Gaeta’s mutiny is over, and the fleet has disposed of the two major mischief makers. They are now bereft their Quorum, and Galen has discovered that Galactica is falling apart. But neither of those are important compared to the two other parallel storylines. Read on if you’re prepared for spoilers.
One storyline his purely expositional. Anders has a bullet lodged in his brain, and it has unlocked some memories of Earth, which he lays out for the other Final Five. Err. Except Ellen, who is of course dead. Oh well, I’m man enough to admit that my great unifying theory of everyone being a cylon was wrong. Still cooler, but I’ll deal.
Anyway, he explains that the Final Five were actually the Original Five. The Thirteenth Tribe were all Cylons. They were ultimately quite low-tech skinjobs.

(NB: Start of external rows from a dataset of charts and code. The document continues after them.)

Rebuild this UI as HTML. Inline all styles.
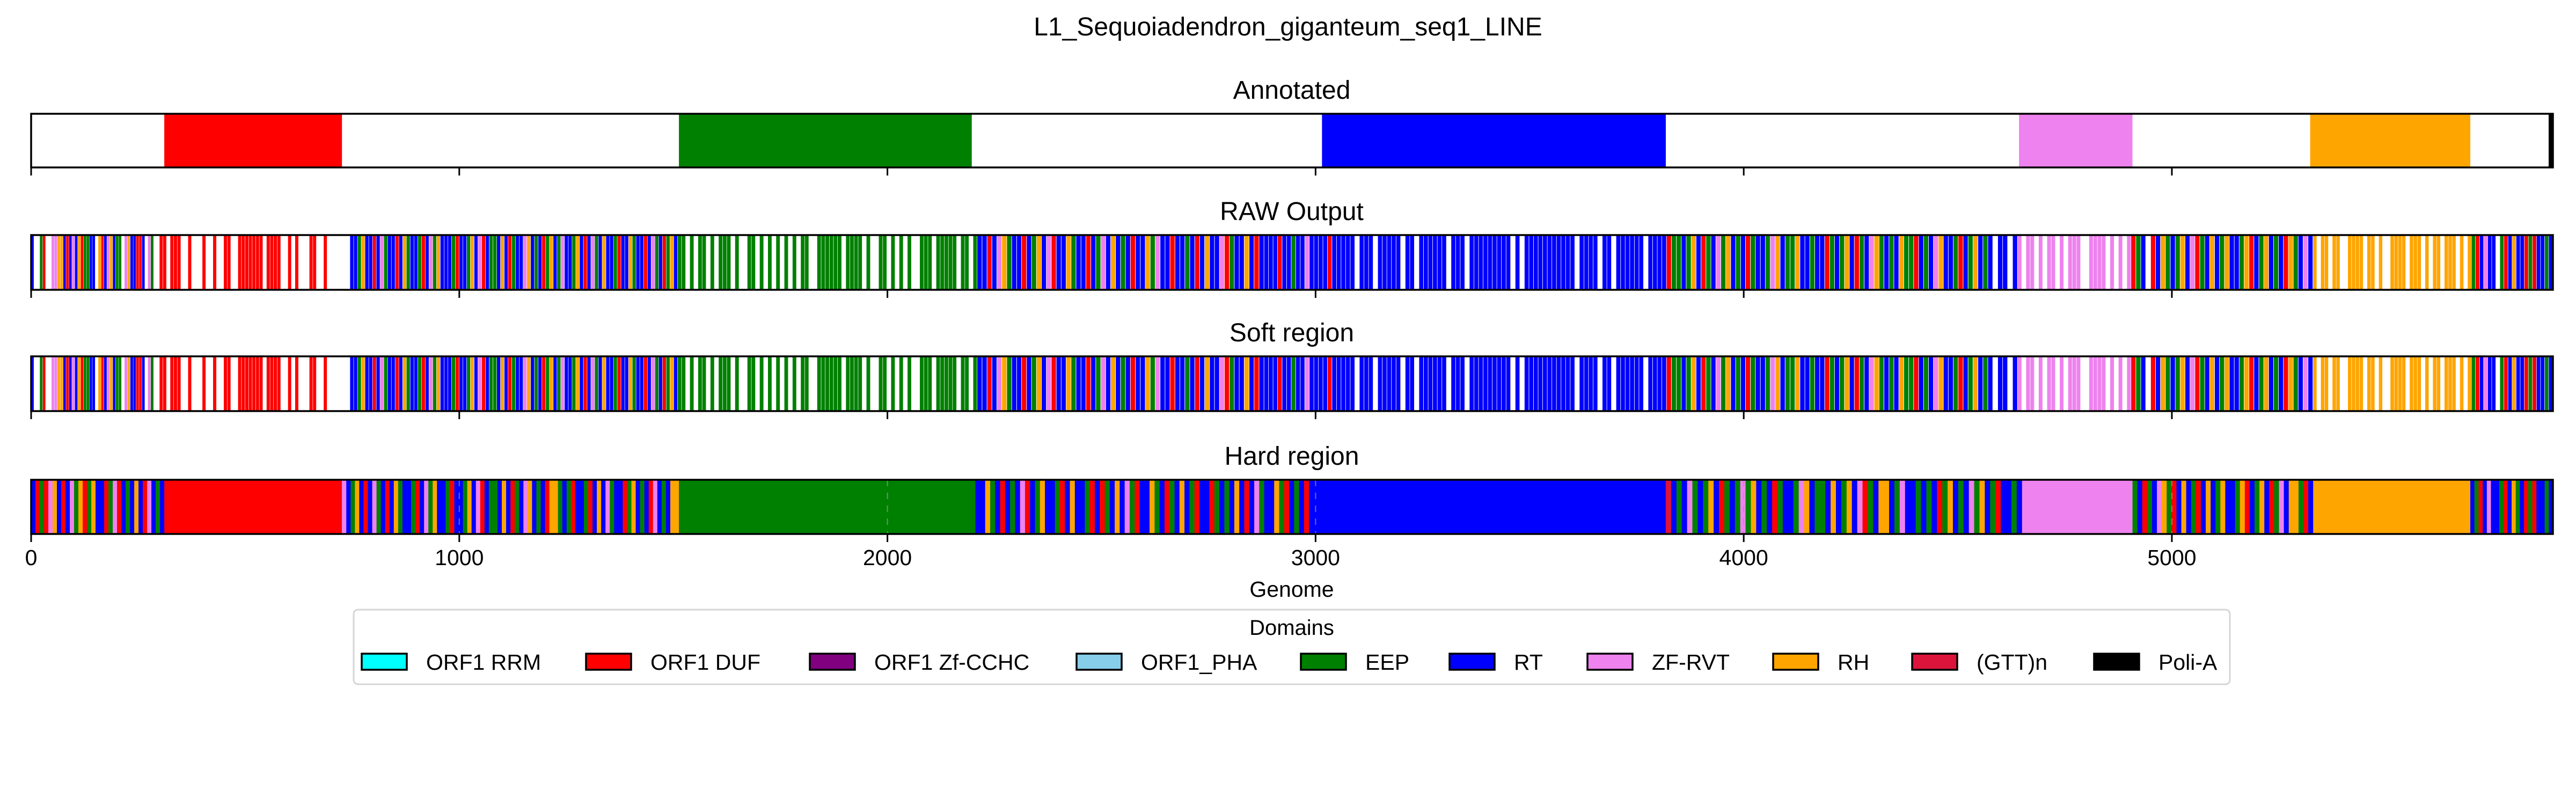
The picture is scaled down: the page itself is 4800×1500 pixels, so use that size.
<!DOCTYPE html>
<html><head><meta charset="utf-8">
<style>
html,body{margin:0;padding:0;background:#fff;}
svg{display:block;font-family:"Liberation Sans","DejaVu Sans",sans-serif;}
</style></head>
<body>
<svg id="chart" width="4800" height="1500" viewBox="0 0 4800 1500" xmlns="http://www.w3.org/2000/svg">
<rect x="0" y="0" width="4800" height="1500" fill="#fff"/>
<text x="2400" y="66" font-size="48" text-anchor="middle">L1_Sequoiadendron_giganteum_seq1_LINE</text>
<g id="tracks"></g>
<g id="legend">
<rect x="659" y="1136" width="3496" height="139" rx="8" fill="#fff" stroke="#d6d6d6" stroke-width="3"/>
<text x="2407" y="1183" font-size="40" text-anchor="middle">Domains</text>
</g>
</svg>
<script>
const domainNames = ["ORF1 RRM","ORF1 DUF","ORF1 Zf-CCHC","ORF1_PHA","EEP","RT","ZF-RVT","RH","(GTT)n","Poli-A"];
const domainCodes = ["c","R","p","l","G","B","V","O","C","K"];
const domainColors = ["#00ffff","#ff0000","#800080","#87ceeb","#008000","#0000ff","#ee82ee","#ffa500","#dc143c","#000000"];
const legendX = [674,1092,1509,2006,2424,2701,2958,3304,3563,3902];
const xTicks = [0,1000,2000,3000,4000,5000];
const genomeLen = 5890;

const annotatedSegs = [[311,726,"R"],[1513,2197,"G"],[3015,3818,"B"],[4643,4908,"V"],[5323,5697,"O"],[5880,5890,"K"]];

const rawRegions = [
 [0,300,"B..GR..VVOOBRBVBORGGBB.ORBVOBGG.VOBBRRB.VG.."],
 [300,700,"RR.RRR..R...R..R..RR..RRRRRRR.RRRR..R.R...RR..R."],
 [745,1510,"BBGOBBRBVGBBRBOGBBGRBVGOBBBGRBBGOBVRBGGBOBRGBBVOBGBRGOBGVBBGOBRBVGBOBBGRBBOGBBRBVGBRGOB"],
 [1510,2210,"GG.G.GG.G.GGG.G..GG.G.G.G.G.G.GG..GGGGGG.GGGG.G..GG.G.G.G..GGG.GGGGG.GG.G"],
 [2210,2880,"BBRBVOGBBRBGOBVRBBOGBBRBGVBOBGBRBBOGVBBRBBGBRBOBBVRGBBOBRB"],
 [2880,3060,"BBBRBBGBBVBBBBRBB"],
 [3060,3820,"BBB.BBB.BBBBB.BB.BBBBBB.BBB.BBBBBBBBB.B.BBBBBBBBBBB.BBBB.BB.BBBBBB.BBBB"],
 [3820,4640,"RGGBGOBRGBVGOBGBRGBBGVOBGGOBBGBBRGBGOBRGBVOGBGBOGGRBGBVOBBGRBGOBGB.BB.B"],
 [4640,4905,"V.VV.V.VV.V.VVV..VVVV.V.V.V"],
 [4905,5330,"RGB.RBOGBGOBVRGBOBGOBBGORBGOBGBROGBVB"],
 [5330,5700,"O.OO.OO..OOOO.OO.O..OOOO.OOO.O.OO.OOO.O.O"],
 [5700,5890,"GRBVBB.GRBOBBRGRBBGB"]
];
const softRegions = [
 [0,300,"B..GR..VVOOBRBVBORGGBB.ORBVOBGG.VOBBRRB.VG.."],
 [300,700,"RR.RRR..R...R..R..RR..RRRRRRR.RRRR..R.R...RR..R."],
 [745,1510,"BBGOBBRBVGBBRBOGBBGRBVGOBBBGRBBGOBVRBGGBOBRGBBVOBGBRGOBGVBBGOBRBVGBOBBGRBBOGBBRBVGBRGOB"],
 [1510,2210,"GG.G.GG.G.GGG.G..GG.G.G.G.G.G.GG..GGGGGG.GGGG.G..GG.G.G.G..GGG.GGGGG.GG.G"],
 [2210,2880,"BBRBVOGBBRBGOBVRBBOGBBRBGVBOBGBRBBOGVBBRBBGBRBOBBVRGBBOBRB"],
 [2880,3060,"BBBRBBGBBVBBBBRBB"],
 [3060,3820,"BBB.BBB.BBBBB.BB.BBBBBB.BBB.BBBBBBBBB.B.BBBBBBBBBBB.BBBB.BB.BBBBBB.BBBB"],
 [3820,4640,"RGGBGOBRGBVGOBGBRGBBGVOBGGOBBGBBRGBGOBRGBVOGBGBOGGRBGBVOBBGRBGOBGB.BB.B"],
 [4640,4905,"V.VV.V.VV.V.VVV..VVVV.V.V.V"],
 [4905,5330,"RGB.RBOGBGOBVRGBOBGOBBGORBGOBGBROGBVB"],
 [5330,5700,"O.OO.OO..OOOO.OO.O..OOOO.OOO.O.OO.OOO.O.O"],
 [5700,5890,"GRBVBB.GRBOBBRGRBBGB"]
];
const hardRegions = [
 [0,311,"BRGRVOBRBVGORGOBBRGVRBGBOBRVBGB"],
 [311,726,"R"],
 [726,1513,"VBGOBRBVGBRBOGBBGRBVGOBBGRBBGOBVRBGGBOBRGBVOBGBROOGBGRBBGRBOBVGBBRGOBGBRVBGBOO"],
 [1513,2205,"G"],
 [2205,3008,"BBOGBRBGBVRBGOBBGRBOBBGRBRGBOBVGRBBOGBRGBOBGRBBRGBGBOBRBVGBBOGRBGBRBB"],
 [3008,3818,"B"],
 [3818,4650,"CBGBVGBGOBRGBGVGOBGBRGBBGVOBGGBOBGOBVRGBOOBGVBBGBGBRGOBGBVGOBGRBBGB"],
 [4650,4908,"V"],
 [4908,5330,"GBRGBVOGRBOBGRBOBGOBBGORBGOBRGVBOOGRB"],
 [5330,5697,"O"],
 [5697,5890,"BGRBVBBGRBOGBRGRBBGB"]
];

const X0 = 58, X1 = 4757;
function xs(v){ return X0 + (v/genomeLen)*(X1-X0); }
const NS = "http://www.w3.org/2000/svg";
function mk(tag, attrs, parent){
  const el = document.createElementNS(NS, tag);
  for (const k in attrs) el.setAttribute(k, attrs[k]);
  parent.appendChild(el);
  return el;
}
const root = document.getElementById('tracks');
const tracks = [
  {title:"Annotated", top:212, bottom:312, segs:annotatedSegs, kind:"segs", name:"annotated", fill:1},
  {title:"RAW Output", top:438, bottom:540, regions:rawRegions, kind:"regions", name:"raw-output", fill:0.9},
  {title:"Soft region", top:664, bottom:766, regions:softRegions, kind:"regions", name:"soft-region", fill:0.9},
  {title:"Hard region", top:894, bottom:995, regions:hardRegions, kind:"regions", name:"hard-region", fill:1}
];
function colorOf(code){ return domainColors[domainCodes.indexOf(code)]; }

tracks.forEach((t, ti) => {
  const g = mk('g', {}, root);
  
  
  const tt = mk('text', {x:2407, y:t.top-28, 'font-size':48, 'text-anchor':'middle'}, g);
  tt.textContent = t.title;
  
  
  const h = t.bottom - t.top;
  if (t.kind === "segs") {
    t.segs.forEach(s => {
      const r = mk('rect', {x:xs(s[0]), y:t.top, width:Math.max(xs(s[1])-xs(s[0]),1), height:h, fill:colorOf(s[2])}, g);
      
      
    });
  } else {
    t.regions.forEach(reg => {
      const [a,b,pat] = reg;
      const w = (b-a)/pat.length;
      const solid = pat.length === 1;
      for (let i=0;i<pat.length;i++){
        const c = pat[i];
        if (c === '.') continue;
        const s = a + i*w;
        const pw = solid ? (xs(a+w)-xs(a)) : (xs(a+w)-xs(a))*t.fill + (t.fill===1?0.5:0);
        const r = mk('rect', {x:xs(s), y:t.top, width:pw, height:h, fill:colorOf(c)}, g);
        
        
      }
    });
  }
  if (ti === 3) {
    xTicks.forEach(v => {
      const l = mk('line', {x1:xs(v), x2:xs(v), y1:t.top, y2:t.bottom, stroke:'#999', 'stroke-width':2, 'stroke-dasharray':'12,12', opacity:0.7}, g);
      
      
    });
  }
  const box = mk('rect', {x:X0, y:t.top, width:X1-X0, height:h, fill:'none', stroke:'#000', 'stroke-width':3.5}, g);
  
  
  xTicks.forEach(v => {
    const tk = mk('line', {x1:xs(v), x2:xs(v), y1:t.bottom, y2:t.bottom+15, stroke:'#000', 'stroke-width':3}, g);
    
    
    if (ti === 3) {
      const lb = mk('text', {x:xs(v), y:t.bottom+58, 'font-size':41, 'text-anchor':'middle'}, g);
      lb.textContent = String(v);
      
      
    }
  });
});
const xt = mk('text', {x:2407, y:1112, 'font-size':41, 'text-anchor':'middle'}, root);
xt.textContent = "Genome";



const leg = document.getElementById('legend');
domainNames.forEach((n, i) => {
  const p = mk('rect', {x:legendX[i], y:1218, width:84, height:30, fill:domainColors[i], stroke:'#000', 'stroke-width':3.5}, leg);
  
  
  const tx = mk('text', {x:legendX[i]+120, y:1248, 'font-size':41}, leg);
  tx.textContent = n;
  
  
});
</script>
</body></html>
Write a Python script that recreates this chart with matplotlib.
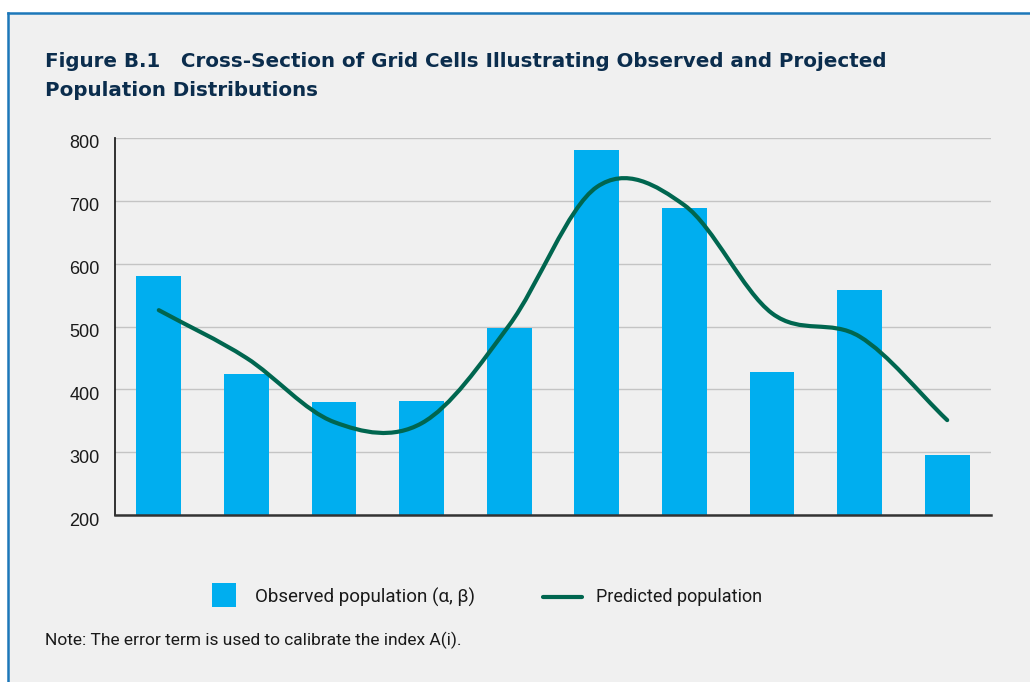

They had lost superluminal travel and communications, resurrection, and had gained the ability to reproduce biologically.
The Five were scientists who had rediscovered resurrection (Ellen being the one who made the “intuitive leap” to make it all work), and used this technology to escape to a spacecraft in orbit above earth when Earth was attacked (presumably by Centurion Cylons of their own making).
Let’s stop there, because it’s all expositional and things are far more interesting elsewhere in the galaxy. After all, Ellen was killed, but she’s a Cylon and she was poisoned well before the destruction of the Resurrection Hub.
She wakes up on a baseship to find herself imprisoned by a One that she calls “John”. Turns out she’s got all her memories back, and is the mother figure to all the models One through Eight. “But wait!” you exclaim. “Yes, Boomer’s an Eight, but we’ve only seen seven skinjobs outside the Final Five!” Yes, we’ll get to that in a second.
Wait follows is a dialogue between Ellen and John that goes on for months. He’s really bitter about being made “human”. Human senses, frail flesh body, illogical emotions, sleep. It’s actually a thinly veiled rehash of a very basic argument around the existence of the Judeo-Christian god:
If you made us in your image, and you are so powerful, why are we so weak?
If you made us so perfect, then why are we capable of creating and experiencing so much suffering?
If you are so omnipotent, then why do you allow such suffering to continue?
That last question comes just as the Resurrection Hub is destroyed. John is desperate to maintain his competitive advantage over humanity that he demands Ellen give him the key to resurrection (which she apparently can’t do without the rest of the Five) or he will take it forcibly from her brain.
Surgery on God’s brain huh? The fantasy of many bitter people, I’m sure. But let’s stop there. This whole episode explains so much about the entire series. He has such a strong Oedipal complex that if you didn’t flash back to what happened on New Caprica, you should probably think about re-watching those episodes. Now that we know that Ellen is effectively his mother, and Sol was her husband, it puts his campaign of rape on Ellen and violence on Sol in a much more disturbing perspective.
We also realise that the whole campaign to wipe out humanity was done just so that John could show the Final Five exactly how upset he was at being made human. Billions of people died because of his mummy issues.
Ellen continues to play the Loving God. Even after he admits to all of that, to destroying the Seventh model (one Daniel who was Ellen’s favourite), Ellen opens her arms and says that none of it matters if only he can look past it all. I do wonder what the conversation would have been like if Sol had resurrected instead.
I mentioned the Seventh model, Daniel. As he is prepped for surgery, Anders recalls Daniel as well. Starbuck is still struggling with her own identity as not a Cylon, but maybe that skeleton on Earth was her. Hoping she’s the Seven, she presses Anders for confirmation that the Seven was Daniel and not Kara.
Damn. She’s not a Cylon. Or is she? Her father’s name was Daniel, and he was some whacked out Artist/Musician. Some of that talent obviously passed from on to her. We’ll find out in the episodes to come whether she can take the place of the missing Seven.